[L]a lecture d'un quotidien ou l'écoute d'un journal télévisé se résume à peu de choses près, jour après jour, à la même sempiternelle recension des doléances et revendications des uns et des autres (…). Suivre l'actualité, c'est suivre pas à pas la crise de l'industrie porcine qui fait face à une chute des prix, celle des urgences bondées dans les hôpitaux, celle des pêcheurs au chômage, celle des acériculteurs sinistrés, celle des travailleurs de l'auto qui ne veulent pas de compétition, celle des nationalistes dont « l'âme collective » fout le camp, etc.
Les causes profondes de cet état de crise permanent n’étaient toutefois jamais correctement diagnostiquées. Les journalistes et commentateurs faisaient preuve d’une incompréhension fondamentale de la logique économique qui leur aurait permis de le faire.
Crise de l’État
Un gros État interventionniste génère des crises de deux façons.
D’abord, tous les secteurs qu’il contrôle tels que la santé et l’éducation sont constamment en crise. La planification bureaucratique ne permet pas d’ajuster la production avec la demande des consommateurs. Les signaux et mécanismes de marché – prix, profits et pertes, possibilité d’embaucher les employés les plus productifs et de les rémunérer de manière compétitive, innovation constante pour ne pas se laisser distancer par la concurrence, etc. –, qui permettent aux gestionnaires de savoir s’ils répondent adéquatement à cette demande, sont tout simplement absents.

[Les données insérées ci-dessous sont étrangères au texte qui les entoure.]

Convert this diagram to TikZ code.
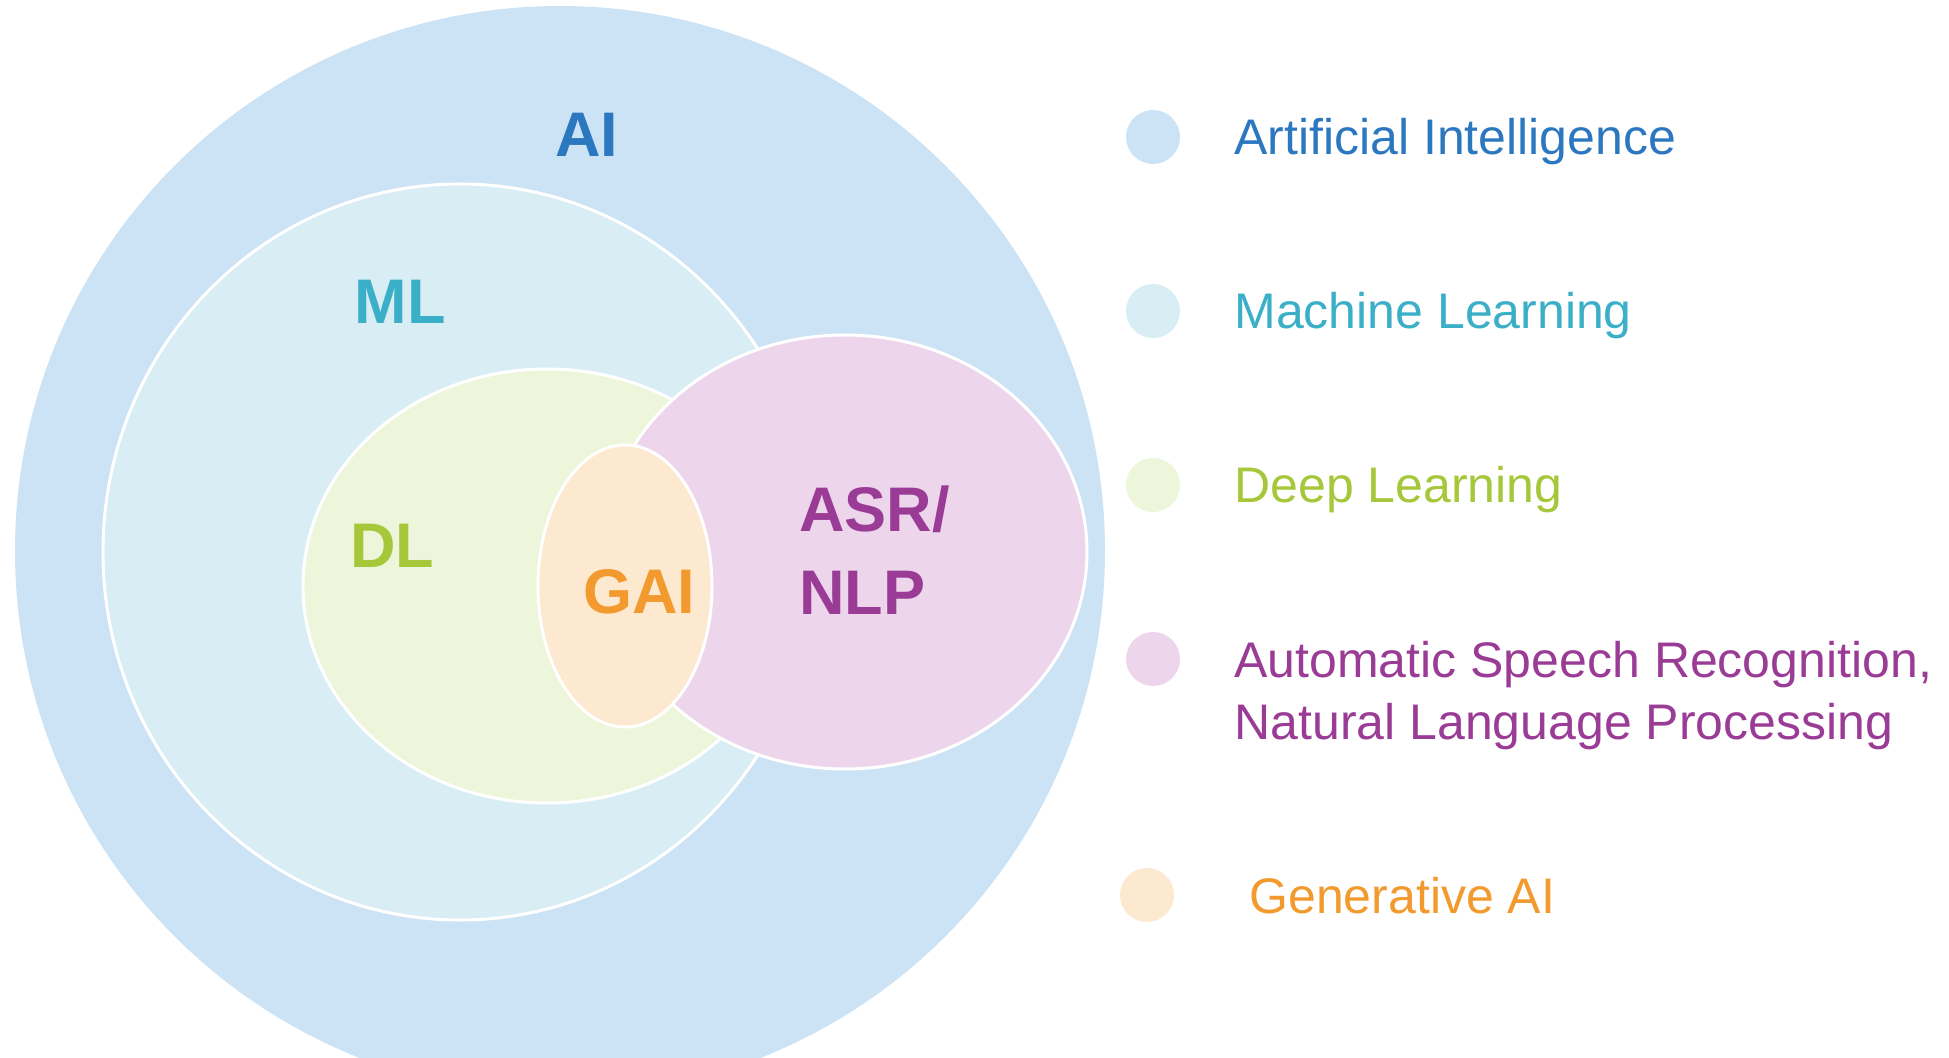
\documentclass[tikz,border=0pt]{standalone}
\usepackage{fontspec}
\setmainfont{Liberation Sans}

\definecolor{ai-fill}{HTML}{CCE3F5}
\definecolor{ml-fill}{HTML}{D8EDF4}
\definecolor{dl-fill}{HTML}{EDF5DA}
\definecolor{asr-fill}{HTML}{EDD5EC}
\definecolor{gai-fill}{HTML}{FDE8D0}
\definecolor{ai-text}{HTML}{2C78C0}
\definecolor{ml-text}{HTML}{3AAFC7}
\definecolor{dl-text}{HTML}{A6C73A}
\definecolor{asr-text}{HTML}{9A3C96}
\definecolor{gai-text}{HTML}{F29A2E}

\tikzset{
  region/.style={draw=white, line width=1.5pt},
  biglabel/.style={font=\fontsize{31.5}{41.5}\selectfont\bfseries, inner sep=0pt, align=left},
  keydot/.style={circle, inner sep=0pt, minimum size=27pt},
  keytext/.style={font=\fontsize{25}{31}\selectfont, inner sep=0pt, align=left, anchor=base west}
}

\begin{document}
\begin{tikzpicture}[x=0.5pt, y=-0.5pt]
  \useasboundingbox (0,0) rectangle (1949,1058);
  \clip (0,0) rectangle (1949,1058);

  % nested sets, back to front
  \fill[ai-fill] (560,551) circle[radius=545];
  \filldraw[region, fill=ml-fill] (460,552) ellipse[x radius=357, y radius=368];
  \filldraw[region, fill=dl-fill] (547,586) ellipse[x radius=244, y radius=217];
  \filldraw[region, fill=asr-fill] (845,552) ellipse[x radius=242, y radius=217];
  \filldraw[region, fill=gai-fill] (625,586) ellipse[x radius=87, y radius=141];

  \node[biglabel, text=ai-text] (lbl-ai) at (587,135) {AI};
  \node[biglabel, text=ml-text] (lbl-ml) at (400,302) {ML};
  \node[biglabel, text=dl-text] (lbl-dl) at (392,546) {DL};
  \node[biglabel, text=gai-text] (lbl-gai) at (639,592) {GAI};
  \node[biglabel, text=asr-text, anchor=west] (lbl-asr) at (799,550) {ASR/\\NLP};

  % legend (base of a two-line key is its last line)
  \foreach \name/\y/\dx/\tx/\ty/\txt in {ai/137/1153/1234/155/{Artificial Intelligence},
      ml/311/1153/1234/329/{Machine Learning}, dl/485/1153/1234/503/{Deep Learning},
      asr/659/1153/1234/739/{Automatic Speech Recognition,\\Natural Language Processing},
      gai/895/1147/1249/913/{Generative AI}}
  {
    \node[keydot, fill=\name-fill] (dot-\name) at (\dx,\y) {};
    \node[keytext, text=\name-text] (key-\name) at (\tx,\ty) {\txt};
  }
\end{tikzpicture}
\end{document}
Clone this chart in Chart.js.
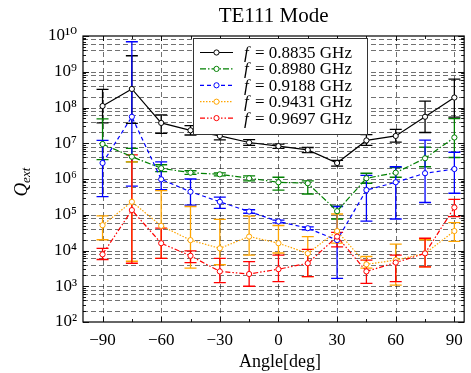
<!DOCTYPE html>
<html><head><meta charset="utf-8">
<script src="https://cdn.jsdelivr.net/npm/chart.js@4/dist/chart.umd.min.js"></script>
<style>html,body{margin:0;padding:0;background:#fff;}</style>
</head><body>
<canvas id="c" width="471" height="373"></canvas>
<script>
// ---- data ----
const angles = [-90,-75,-60,-45,-30,-15,0,15,30,45,60,75,90];
const xTicks = [-90,-60,-30,0,30,60,90];
const xMinorTicks = [-75,-45,-15,15,45,75];
const yTickExps = [2,3,4,5,6,7,8,9,10];
const yGridMantissas = [1,2,4,6,8];
const freqLabels = ['0.8835','0.8980','0.9188','0.9431','0.9697'];

const q8835   = [1.1e8,3.3e8,3.7e7,2.3e7,1.6e7,1.05e7,8.3e6,6.5e6,2.8e6,1.2e7,1.6e7,5.5e7,1.9e8];
const q8835Lo = [3.7e7,3.6e7,1.9e7,1.7e7,1.25e7,8.7e6,7.2e6,5.5e6,2.3e6,8.7e6,1.07e7,2.0e7,5.4e7];
const q8835Hi = [3.2e8,2.8e9,6.2e7,3.1e7,2.1e7,1.26e7,9.5e6,7.6e6,3.3e6,1.75e7,2.45e7,1.5e8,6.2e8];

const q8980   = [9.5e6,4.2e6,2.0e6,1.5e6,1.35e6,1.05e6,8.1e5,7.6e5,1.26e5,1.05e6,1.5e6,3.8e6,1.45e7];
const q8980Lo = [3.5e6,3.0e6,1.6e6,1.35e6,1.23e6,8.9e5,4.9e5,3.8e5,7.6e4,7.6e5,1.12e6,2.2e6,4.0e6];
const q8980Hi = [4.8e7,7.2e6,2.5e6,1.7e6,1.48e6,1.23e6,1.12e6,8.9e5,1.74e5,1.45e6,2.1e6,7.8e6,4.9e7];

const q9188   = [2.8e6,5.5e7,9.8e5,4.4e5,2.3e5,1.23e5,6.5e4,4.2e4,1.95e4,4.9e5,8.1e5,1.45e6,1.9e6];
const q9188Lo = [3.2e5,6.3e5,5.0e5,1.86e5,1.5e5,1.1e5,5.9e4,3.8e4,1.66e3,6.6e4,7.6e4,2.2e5,4.0e5];
const q9188Hi = [1.2e7,6.9e9,3.0e6,1.0e6,3.1e5,1.38e5,7.1e4,4.6e4,1.7e5,1.26e6,2.2e6,1.23e7,5.6e6];

const q9431   = [5.1e4,2.3e5,4.9e4,1.95e4,1.15e4,2.45e4,1.6e4,8.3e3,3.5e4,4.1e3,5.4e3,8.3e3,3.5e4];
const q9431Lo = [2.0e4,5.0e3,6.0e3,3.2e3,4.0e3,7.4e3,8.5e3,1.86e3,1.6e4,3.2e3,1.07e3,3.5e3,1.8e4];
const q9431Hi = [9.3e4,3.0e6,4.7e5,1.7e5,7.4e4,9.1e4,5.0e4,2.45e4,1.05e5,6.8e3,1.5e4,2.0e4,6.0e4];

const q9697   = [7.8e3,1.35e5,1.6e4,7.1e3,2.6e3,2.2e3,3.0e3,4.4e3,2.45e4,2.6e3,4.6e3,8.3e3,1.6e5];
const q9697Lo = [5.6e3,4.4e3,6.0e3,4.6e3,1.26e3,1.0e3,1.35e3,1.86e3,1.26e4,1.2e3,1.35e3,3.5e3,8.9e4];
const q9697Hi = [1.15e4,4.7e6,4.2e4,9.8e3,6.0e3,4.9e3,7.4e3,1.07e4,3.2e4,5.4e3,7.4e3,2.2e4,2.7e5];

// ---- styles ----
const SERIF = '"Liberation Serif","DejaVu Serif",serif';
const colors = ['#000000','#008000','#0000ff','#ffa500','#ff0000'];
const dashes = [[], [6,2,1.5,2], [4,3], [1.5,1.5], [5,2,1.5,2,1.5,2]];
const series = [q8835,q8980,q9188,q9431,q9697];
const lows = [q8835Lo,q8980Lo,q9188Lo,q9431Lo,q9697Lo];
const highs = [q8835Hi,q8980Hi,q9188Hi,q9431Hi,q9697Hi];
const sup = {'0':'⁰','1':'¹','2':'²','3':'³','4':'⁴','5':'⁵','6':'⁶','7':'⁷','8':'⁸','9':'⁹'};

const datasets = series.map((s,i)=>({
  label: 'f = ' + freqLabels[i] + ' GHz',
  data: angles.map((a,j)=>({x:a,y:s[j]})),
  borderColor: colors[i],
  borderWidth: 1.2,
  borderDash: dashes[i],
  pointRadius: 2.6,
  pointBackgroundColor: '#fff',
  pointBorderColor: colors[i],
  pointBorderWidth: 1,
  fill: false,
  tension: 0,
  order: 4 - i
}));

const decor = {
  id: 'decor',
  beforeDatasetsDraw(chart) {
    const {ctx, chartArea: a, scales: {x, y}} = chart;
    ctx.save();
    ctx.beginPath(); ctx.rect(a.left, a.top, a.right - a.left, a.bottom - a.top); ctx.clip();
    // grid
    ctx.strokeStyle = 'rgba(0,0,0,0.7)';
    ctx.lineWidth = 0.8;
    ctx.setLineDash([5,3]);
    for (let e = 2; e < 10; e++) {
      yGridMantissas.forEach(m => {
        const v = m * Math.pow(10, e);
        if (v <= 100) return;
        const py = Math.round(y.getPixelForValue(v)) + 0.5;
        ctx.beginPath(); ctx.moveTo(a.left, py); ctx.lineTo(a.right, py); ctx.stroke();
      });
    }
    xTicks.forEach(v => {
      const px = Math.round(x.getPixelForValue(v)) + 0.5;
      ctx.beginPath(); ctx.moveTo(px, a.top); ctx.lineTo(px, a.bottom); ctx.stroke();
    });
    ctx.setLineDash([]);
    // error bars
    for (let i = 0; i < series.length; i++) {
      ctx.strokeStyle = colors[i];
      ctx.lineWidth = 1.3;
      angles.forEach((ang, j) => {
        const px = x.getPixelForValue(ang);
        const pt = y.getPixelForValue(highs[i][j]);
        const pb = y.getPixelForValue(lows[i][j]);
        ctx.beginPath();
        ctx.moveTo(px, pt); ctx.lineTo(px, pb);
        ctx.moveTo(px - 6, pt); ctx.lineTo(px + 6, pt);
        ctx.moveTo(px - 6, pb); ctx.lineTo(px + 6, pb);
        ctx.stroke();
      });
    }
    ctx.restore();
  },
  afterDatasetsDraw(chart) {
    const {ctx, chartArea: a, scales: {x, y}} = chart;
    ctx.save();
    // frame
    ctx.strokeStyle = '#000'; ctx.lineWidth = 1.2;
    ctx.strokeRect(a.left, a.top, a.right - a.left, a.bottom - a.top);
    // ticks (inward)
    ctx.lineWidth = 0.9;
    ctx.beginPath();
    for (let e = 2; e <= 10; e++) {
      for (let m = 1; m < 10; m++) {
        const v = m * Math.pow(10, e);
        if (v > 1e10) continue;
        const py = Math.round(y.getPixelForValue(v)) + 0.5;
        const L = m === 1 ? 6 : 3;
        ctx.moveTo(a.left, py); ctx.lineTo(a.left + L, py);
        ctx.moveTo(a.right, py); ctx.lineTo(a.right - L, py);
      }
    }
    xTicks.concat(xMinorTicks).forEach(v => {
      const px = Math.round(x.getPixelForValue(v)) + 0.5;
      const L = xTicks.includes(v) ? 5 : 3;
      ctx.moveTo(px, a.bottom); ctx.lineTo(px, a.bottom - L);
      ctx.moveTo(px, a.top); ctx.lineTo(px, a.top + L);
    });
    ctx.stroke();

    // legend
    const lx = 193, ly = 38, lw = 174, lh = 96;
    ctx.fillStyle = '#fff';
    ctx.fillRect(lx, ly, lw, lh);
    ctx.strokeStyle = '#333'; ctx.lineWidth = 1;
    ctx.strokeRect(lx + 0.5, ly + 0.5, lw, lh);
    datasets.forEach((d, i) => {
      const ry = ly + 14.5 + i * 16.4;
      ctx.strokeStyle = colors[i];
      ctx.lineWidth = 1.2;
      ctx.setLineDash(dashes[i]);
      ctx.beginPath(); ctx.moveTo(lx + 7, ry); ctx.lineTo(lx + 40, ry); ctx.stroke();
      ctx.setLineDash([]);
      ctx.beginPath(); ctx.arc(lx + 23.5, ry, 2.6, 0, Math.PI * 2);
      ctx.fillStyle = '#fff'; ctx.fill(); ctx.lineWidth = 1; ctx.stroke();
      ctx.fillStyle = '#000';
      ctx.textBaseline = 'middle'; ctx.textAlign = 'left';
      ctx.font = 'italic 17px ' + SERIF;
      ctx.fillText('f', lx + 51, ry + 1);
      ctx.font = '17px ' + SERIF;
      ctx.fillText('= ' + freqLabels[i] + ' GHz', lx + 62, ry + 1);
    });

    // title
    ctx.fillStyle = '#000';
    ctx.textAlign = 'center'; ctx.textBaseline = 'middle';
    ctx.font = '21px ' + SERIF;
    ctx.fillText('TE111 Mode', (a.left + a.right) / 2, 16);
    // x title
    ctx.font = '18px ' + SERIF;
    ctx.fillText('Angle[deg]', 280, 362);
    // y title
    ctx.translate(22, 182);
    ctx.rotate(-Math.PI / 2);
    ctx.textAlign = 'left';
    ctx.font = 'italic 19px ' + SERIF;
    const qw = ctx.measureText('Q').width;
    const tot = qw + ctx.measureText('ext').width * 0.7;
    ctx.fillText('Q', -tot / 2, 0);
    ctx.font = 'italic 13px ' + SERIF;
    ctx.fillText('ext', -tot / 2 + qw, 5);
    ctx.restore();
  }
};

new Chart(document.getElementById('c'), {
  type: 'line',
  data: { datasets },
  plugins: [decor],
  options: {
    responsive: false,
    devicePixelRatio: 1,
    animation: false,
    layout: { padding: { left: 0, right: 2, top: 36, bottom: 0 } },
    plugins: { legend: { display: false }, title: { display: false }, tooltip: { enabled: false } },
    scales: {
      x: {
        type: 'linear', min: -100, max: 95,
        afterBuildTicks: s => { s.ticks = xTicks.map(v => ({ value: v })); },
        afterFit: s => { s.height = 51; },
        grid: { display: false, drawTicks: false },
        border: { display: false },
        ticks: {
          padding: 8, color: '#000', maxRotation: 0,
          font: { family: SERIF, size: 17 },
          callback: v => String(v).replace('-', '−')
        }
      },
      y: {
        type: 'logarithmic', min: 100, max: 1e10,
        afterBuildTicks: s => { s.ticks = yTickExps.map(e => ({ value: Math.pow(10, e) })); },
        afterFit: s => { s.width = 83; },
        grid: { display: false, drawTicks: false },
        border: { display: false },
        ticks: {
          padding: 6, color: '#000',
          font: { family: SERIF, size: 17 },
          callback: v => '10' + String(Math.round(Math.log10(v))).split('').map(c => sup[c]).join('')
        }
      }
    }
  }
});
</script>
</body></html>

De leur côté, les « consommateurs », c’est-à-dire les contribuables forcés de payer pour ces services publics et à qui on interdit d’en obtenir ailleurs, n’ont aucune raison de les consommer de façon responsable. Ils n’ont également aucune façon de manifester leur mécontentement, à l’exception d’un vote tous les quatre ans qui ne change rien à la situation. L’école des Choix publics a bien expliqué pourquoi le simple citoyen, qui est confronté à des difficultés d’organisation quasi insurmontable, n’a pratiquement aucune chance d’exercer un contrepoids face aux syndicats, corporations professionnelles, et autres lobbies qui ont l’oreille des gouvernements.
L’interventionnisme étatique entretient également les crises dans le secteur privé. Tous les secteurs économiques subissent constamment des hausses ou baisses de prix, des changements technologiques, une évolution des conditions du marché. Dans la très grande majorité des cas, ces transformations ne provoquent que des frictions localisées. Mais il suffit que des pertes d’emplois par exemple soient concentrées dans un secteur jugé « stratégique » ou une région électoralement importante pour que le gouvernement intervienne et retarde ainsi les ajustements nécessaires. La crise devient alors « nationale » et fait les manchettes, alors qu’en réalité elle ne concerne qu’une fraction minuscule de la population.
Quinze ans plus tard, les urgences et l’industrie porcine sont encore en crise. Les garderies publiques, la chanson et le cinéma subventionnés, l’agriculture protégée et cartellisée, sont en crise. L’éducation supérieure est en crise. Le gouvernement va d’ailleurs tenir un « sommet » sur le sujet dans les prochaines semaines avec les « partenaires » habituels, selon le modèle corporatiste bien établi au Québec depuis des décennies, auquel je consacrais mon éditorial du No 1 du QL le 7 mars 1998.